### [AVAILABLE DATA]

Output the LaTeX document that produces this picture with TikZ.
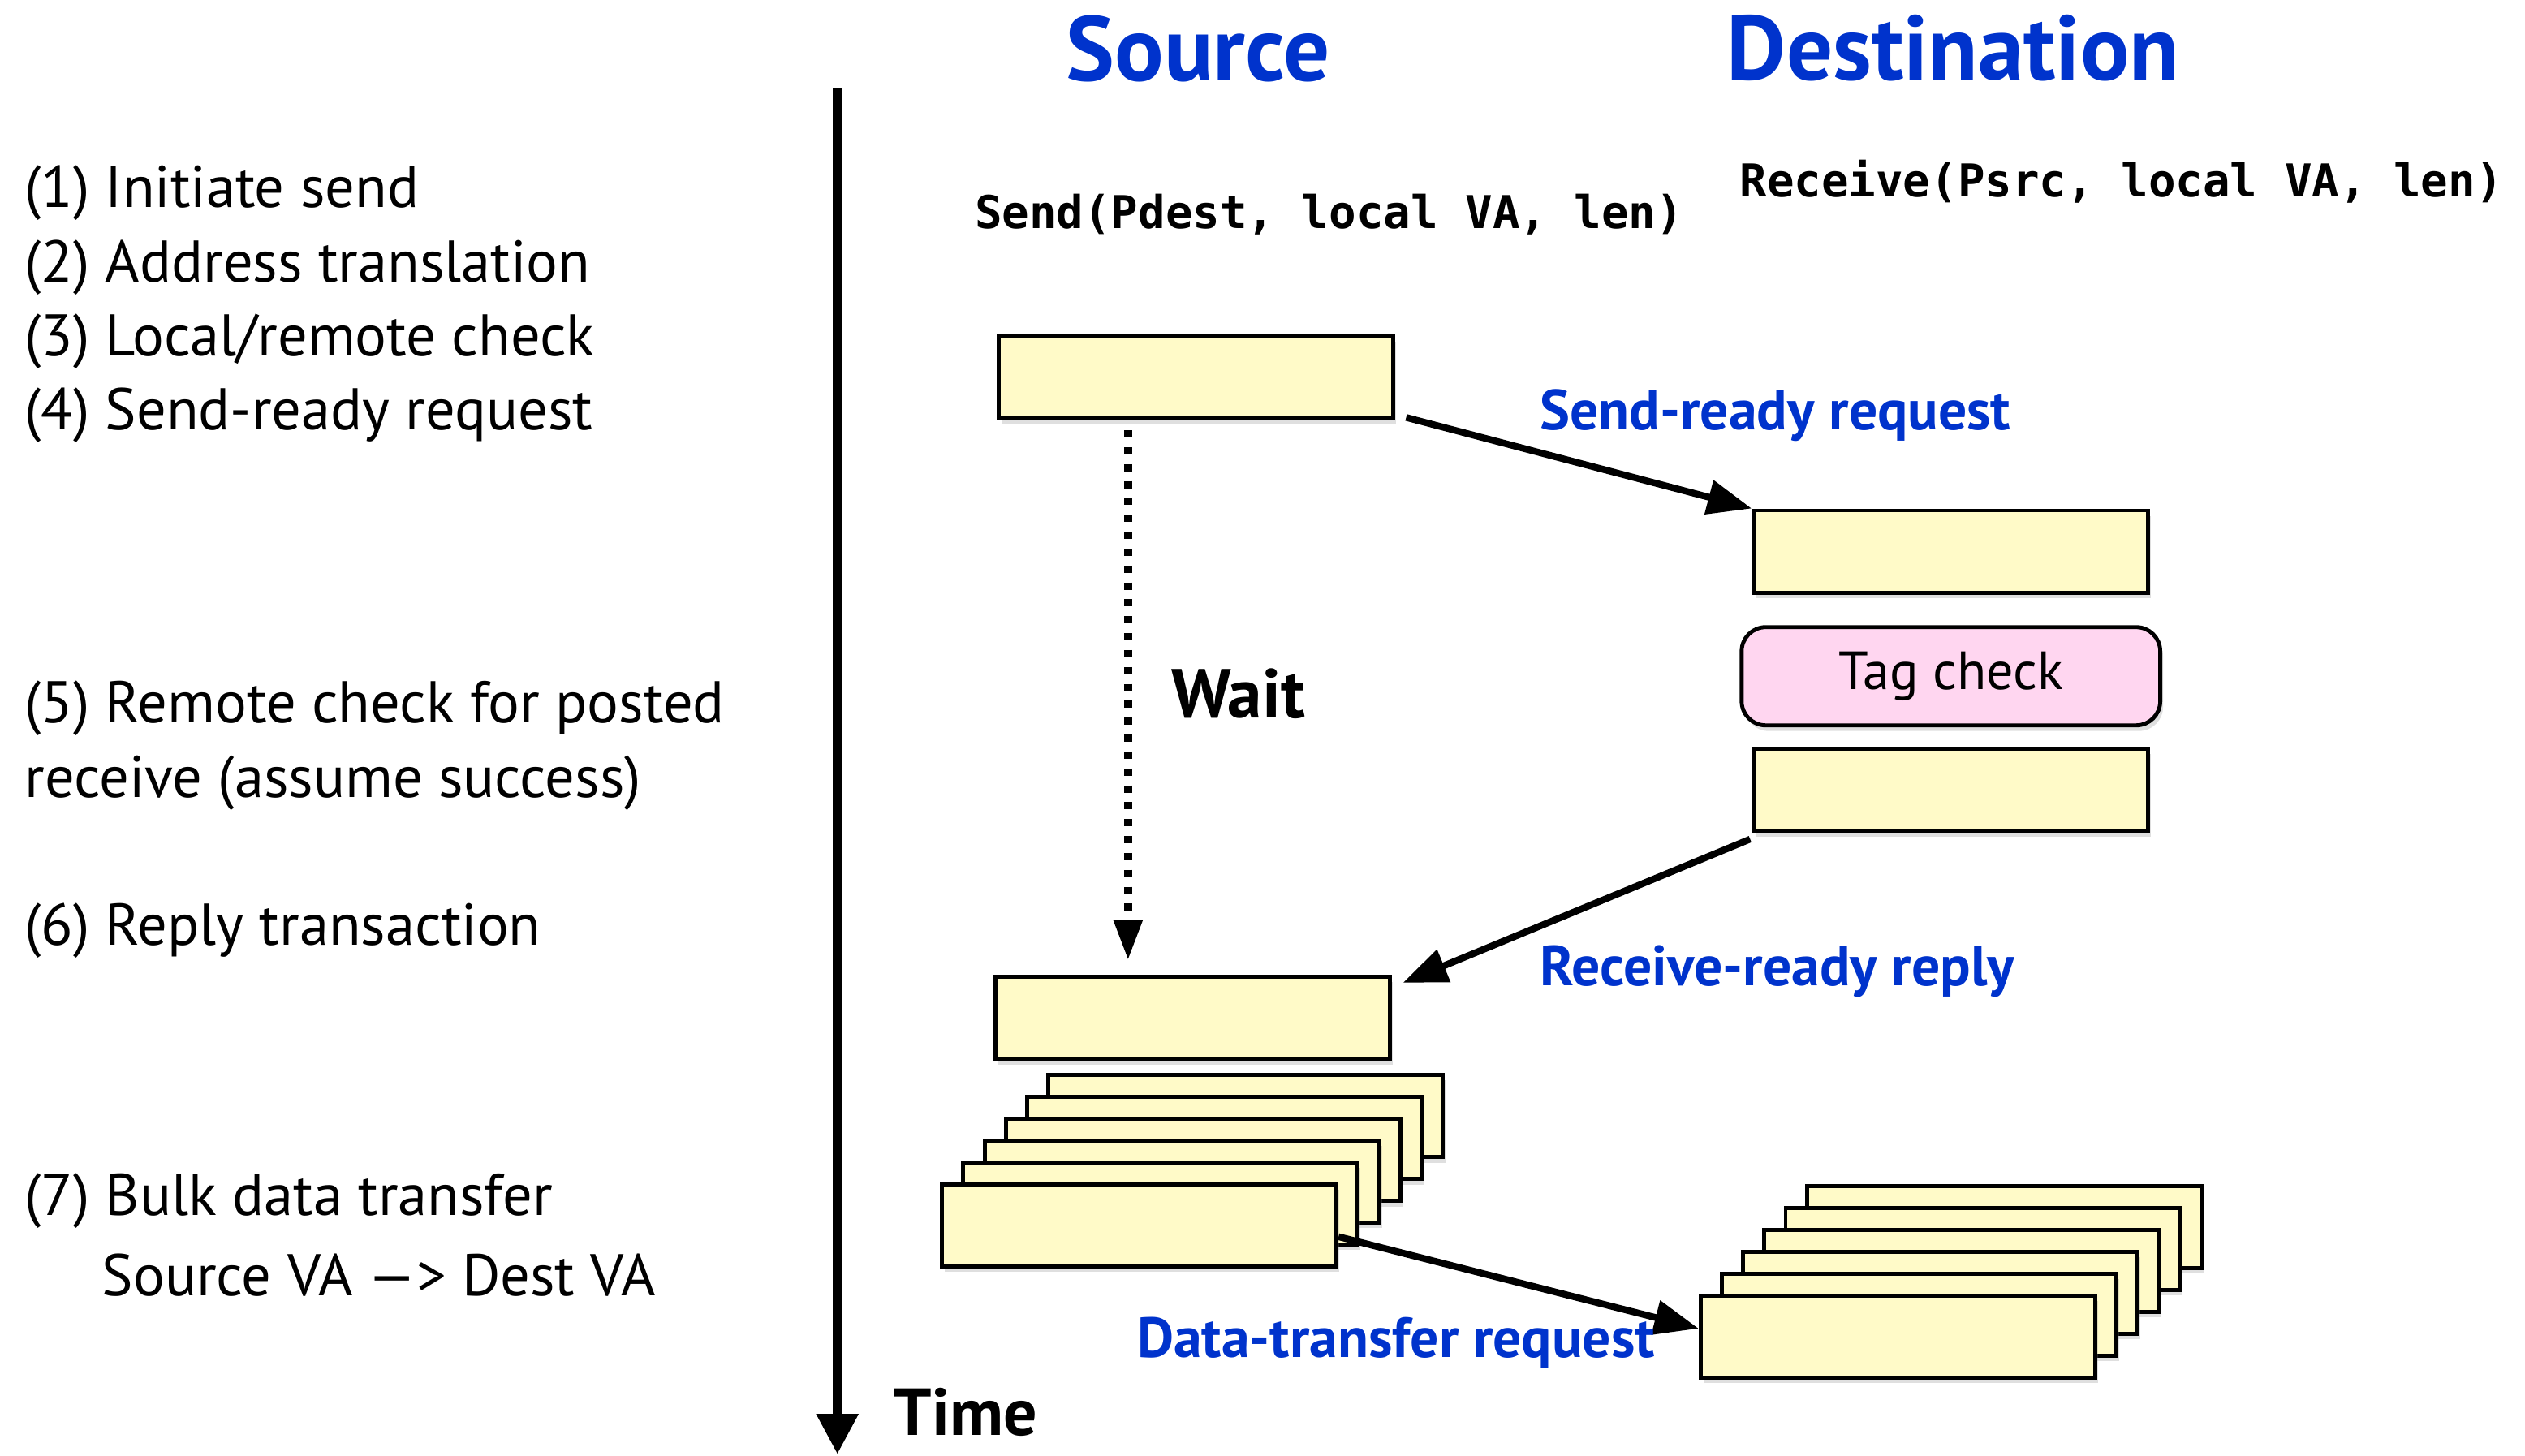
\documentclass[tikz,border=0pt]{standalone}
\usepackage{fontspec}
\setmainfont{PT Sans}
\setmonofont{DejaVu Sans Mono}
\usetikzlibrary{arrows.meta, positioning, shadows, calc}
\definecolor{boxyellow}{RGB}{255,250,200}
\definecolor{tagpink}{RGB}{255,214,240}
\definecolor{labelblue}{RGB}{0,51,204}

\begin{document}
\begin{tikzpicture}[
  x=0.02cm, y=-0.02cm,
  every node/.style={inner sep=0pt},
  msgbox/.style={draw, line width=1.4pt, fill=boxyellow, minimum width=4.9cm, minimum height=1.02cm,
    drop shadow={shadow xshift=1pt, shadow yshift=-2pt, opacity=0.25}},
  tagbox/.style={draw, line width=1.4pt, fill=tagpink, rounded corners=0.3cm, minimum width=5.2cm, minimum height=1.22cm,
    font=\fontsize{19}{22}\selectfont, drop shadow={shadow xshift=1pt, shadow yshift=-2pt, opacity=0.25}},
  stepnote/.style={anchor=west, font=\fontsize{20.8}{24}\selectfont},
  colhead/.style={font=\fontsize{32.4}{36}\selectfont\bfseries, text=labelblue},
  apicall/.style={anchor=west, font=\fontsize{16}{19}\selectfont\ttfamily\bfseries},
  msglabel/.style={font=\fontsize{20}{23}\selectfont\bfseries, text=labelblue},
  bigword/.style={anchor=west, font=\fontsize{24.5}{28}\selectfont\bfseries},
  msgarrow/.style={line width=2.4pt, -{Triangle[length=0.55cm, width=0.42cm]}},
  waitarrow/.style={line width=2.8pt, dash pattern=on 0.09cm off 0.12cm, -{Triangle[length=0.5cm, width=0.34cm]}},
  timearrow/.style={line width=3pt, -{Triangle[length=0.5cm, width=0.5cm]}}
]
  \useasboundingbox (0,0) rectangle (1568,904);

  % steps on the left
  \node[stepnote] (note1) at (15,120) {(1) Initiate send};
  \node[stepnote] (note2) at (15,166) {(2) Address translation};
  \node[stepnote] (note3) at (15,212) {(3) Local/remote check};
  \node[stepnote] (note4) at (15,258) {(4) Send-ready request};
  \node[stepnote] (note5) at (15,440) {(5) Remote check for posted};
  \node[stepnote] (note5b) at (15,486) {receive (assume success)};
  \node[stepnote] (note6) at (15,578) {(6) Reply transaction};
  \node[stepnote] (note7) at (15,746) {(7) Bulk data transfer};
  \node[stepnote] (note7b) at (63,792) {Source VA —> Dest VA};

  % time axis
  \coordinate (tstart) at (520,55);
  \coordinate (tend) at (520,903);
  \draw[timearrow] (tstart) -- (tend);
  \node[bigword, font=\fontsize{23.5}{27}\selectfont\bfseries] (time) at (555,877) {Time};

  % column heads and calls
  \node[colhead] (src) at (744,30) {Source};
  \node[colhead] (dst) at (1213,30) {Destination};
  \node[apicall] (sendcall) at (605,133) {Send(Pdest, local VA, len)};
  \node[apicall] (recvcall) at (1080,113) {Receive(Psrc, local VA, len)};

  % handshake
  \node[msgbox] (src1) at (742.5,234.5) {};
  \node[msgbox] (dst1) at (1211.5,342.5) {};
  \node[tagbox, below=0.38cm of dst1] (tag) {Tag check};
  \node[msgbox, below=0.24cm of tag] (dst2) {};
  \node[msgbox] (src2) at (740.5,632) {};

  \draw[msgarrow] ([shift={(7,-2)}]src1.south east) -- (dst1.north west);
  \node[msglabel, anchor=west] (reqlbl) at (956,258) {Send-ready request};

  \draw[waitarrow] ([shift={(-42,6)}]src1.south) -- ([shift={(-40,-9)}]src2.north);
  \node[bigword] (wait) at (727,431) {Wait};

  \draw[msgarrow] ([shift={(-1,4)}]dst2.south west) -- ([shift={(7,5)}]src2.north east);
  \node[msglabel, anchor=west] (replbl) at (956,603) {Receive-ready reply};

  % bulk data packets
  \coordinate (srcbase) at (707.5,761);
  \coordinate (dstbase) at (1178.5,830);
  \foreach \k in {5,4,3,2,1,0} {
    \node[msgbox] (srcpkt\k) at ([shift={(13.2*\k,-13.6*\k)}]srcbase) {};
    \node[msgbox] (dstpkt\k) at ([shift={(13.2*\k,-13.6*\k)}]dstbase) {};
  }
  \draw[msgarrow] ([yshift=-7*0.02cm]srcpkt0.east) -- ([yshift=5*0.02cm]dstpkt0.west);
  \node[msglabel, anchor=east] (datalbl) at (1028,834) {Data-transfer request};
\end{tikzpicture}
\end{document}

### [INSTRUCTION]
Begin at the top of the material above and output each line exactly, stopping after the line that holds "(0,0) rectangle (1568,904);". Leave out pictures.

### [CORRECT RESPONSE]
Output the LaTeX document that produces this picture with TikZ.
\documentclass[tikz,border=0pt]{standalone}
\usepackage{fontspec}
\setmainfont{PT Sans}
\setmonofont{DejaVu Sans Mono}
\usetikzlibrary{arrows.meta, positioning, shadows, calc}
\definecolor{boxyellow}{RGB}{255,250,200}
\definecolor{tagpink}{RGB}{255,214,240}
\definecolor{labelblue}{RGB}{0,51,204}

\begin{document}
\begin{tikzpicture}[
  x=0.02cm, y=-0.02cm,
  every node/.style={inner sep=0pt},
  msgbox/.style={draw, line width=1.4pt, fill=boxyellow, minimum width=4.9cm, minimum height=1.02cm,
    drop shadow={shadow xshift=1pt, shadow yshift=-2pt, opacity=0.25}},
  tagbox/.style={draw, line width=1.4pt, fill=tagpink, rounded corners=0.3cm, minimum width=5.2cm, minimum height=1.22cm,
    font=\fontsize{19}{22}\selectfont, drop shadow={shadow xshift=1pt, shadow yshift=-2pt, opacity=0.25}},
  stepnote/.style={anchor=west, font=\fontsize{20.8}{24}\selectfont},
  colhead/.style={font=\fontsize{32.4}{36}\selectfont\bfseries, text=labelblue},
  apicall/.style={anchor=west, font=\fontsize{16}{19}\selectfont\ttfamily\bfseries},
  msglabel/.style={font=\fontsize{20}{23}\selectfont\bfseries, text=labelblue},
  bigword/.style={anchor=west, font=\fontsize{24.5}{28}\selectfont\bfseries},
  msgarrow/.style={line width=2.4pt, -{Triangle[length=0.55cm, width=0.42cm]}},
  waitarrow/.style={line width=2.8pt, dash pattern=on 0.09cm off 0.12cm, -{Triangle[length=0.5cm, width=0.34cm]}},
  timearrow/.style={line width=3pt, -{Triangle[length=0.5cm, width=0.5cm]}}
]
  \useasboundingbox (0,0) rectangle (1568,904);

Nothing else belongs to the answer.